“What are you trying to achieve?” is a common question that publishers and marketing solutions providers ask their clients in order to craft campaigns. But according to new research from BBDO and AOL, it is the key question we should be asking of consumers on devices. In recent months, many in the industry have been talking less about extending media as we know it onto the portable screen and more about capturing people at various stages of their day, in different moods and modes. The comprehensive study of BBDO and AOL just conducted on over 1,000 users’ responses and behaviors suggests that targeting on mobile requires a deeper look into motives as well.
These researchers argue that the mobile moments they have observed usually are being driven by seven discrete “mobile motivations” that help define the nature of the usage and the nature of the opportunity for marketers. Foremost, they reiterate an understanding that other researchers have underscored of late: the overwhelming majority of mobile phone use (68%) is happening in the home, not “on the go.” I think most people who have been watching the metrics over the last year have come to see, if not appreciate, this fundamental reality: that mobile as we have been calling it is more “portable” media than anything else.
But once you establish that place is not necessarily the key indicator of use case, it opens your mind to deeper understandings of what is driving the many different kinds of device use that occur in the same place -- home. AOL/BBDO boil it down to these motives, which are of course general and abstract, because motive is by definition a vague sort of force that drives all sorts of specific actions.
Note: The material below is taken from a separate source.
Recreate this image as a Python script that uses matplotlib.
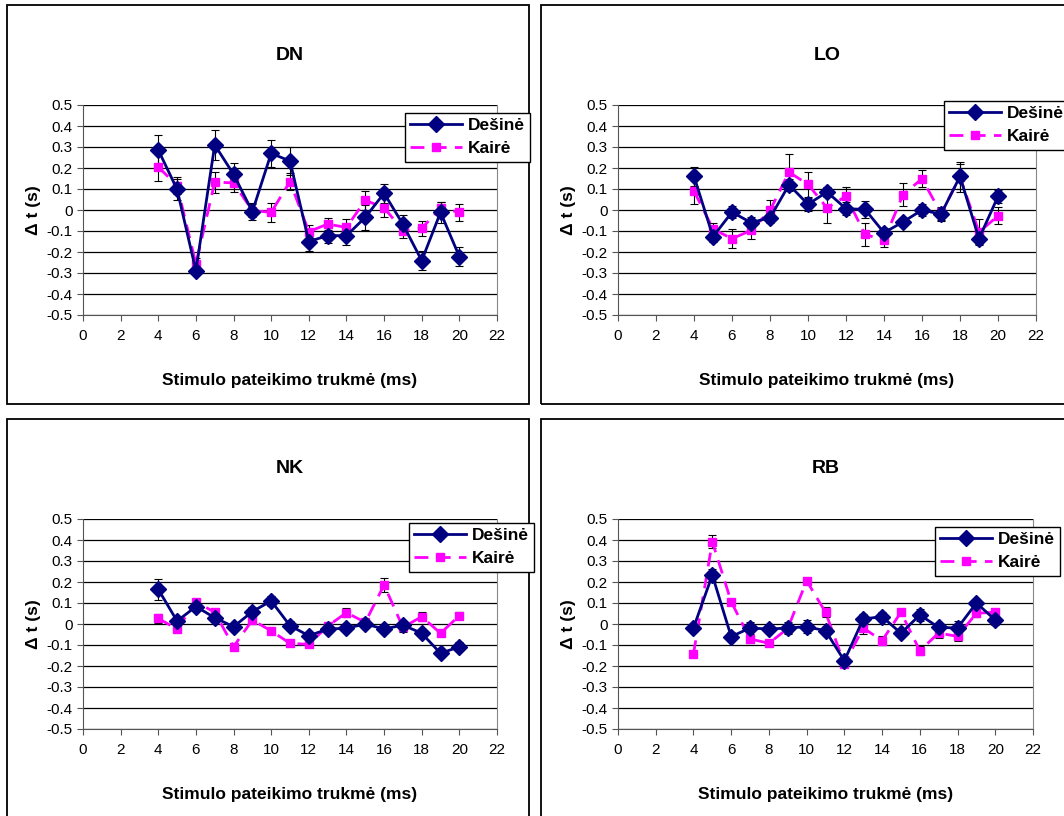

Accomplish: using the device to manage information or life to gain some sense of accomplishment
Socialize: self-explanatory, but characterized by direct engagement with others over the device
Prepare: planning for upcoming activity
Me Time: relaxation, time-passing
Discover: actively seeking information
Shop: looking for a product or service
Express Myself: participating in a passion
Obviously, there is a lot of crossover among these general categories. After all, isn’t game-playing motivated both by me time and achievement? Isn’t expression a social function usually aimed at specific people? But like all constructs of behavior, these must be regarded as contingent and more useful than absolute.
But they are useful in that they help marketers think about and target (or avoid) states of mind where they really are not welcome. For instance, according to the researchers, Me Time constitutes the biggest share of mobile time (46%), and much of that time is spent in lean-back media consumption mode. The study found that mobile advertising actually performs most poorly when the user is me time-motivated because the messaging easily feels irrelevant to the user’s state of mind or is more readily regarded as interruptive and irritating.
By the way, the other motives have a much lower share of mobile time spent: socialize (19%), shop (12%), accomplish (11%), prepare (7%), discover (4%) and Express myself (2%).
In order to get at these behaviors, the research group InsightsNow combined multiple styles of investigation, ranging from video diaries by users to interviews and surveys and actual clickstream analysis. The combination of methods may be as important as the initial findings. They suggest the ways in which we need to get beyond some of the traditional and easy research methods to understand the complexity of our relationship to these devices.
But directionally, I like how this research moves beyond our own rhetoric about “mobile moments” or even my recent focus on “moods” and “modes.” While the idea of human “motive” is related to all of these ways of conceptualizing mobile uses, “motive” is sharper because it identifies not only the nature of an activity on the devices, but what is driving the activity. If ultimately, much of mobile marketing is aimed at eliciting an action of some kind, then understanding the “why” behind someone’s “mobile moment” is as critical as understanding “what” they are doing.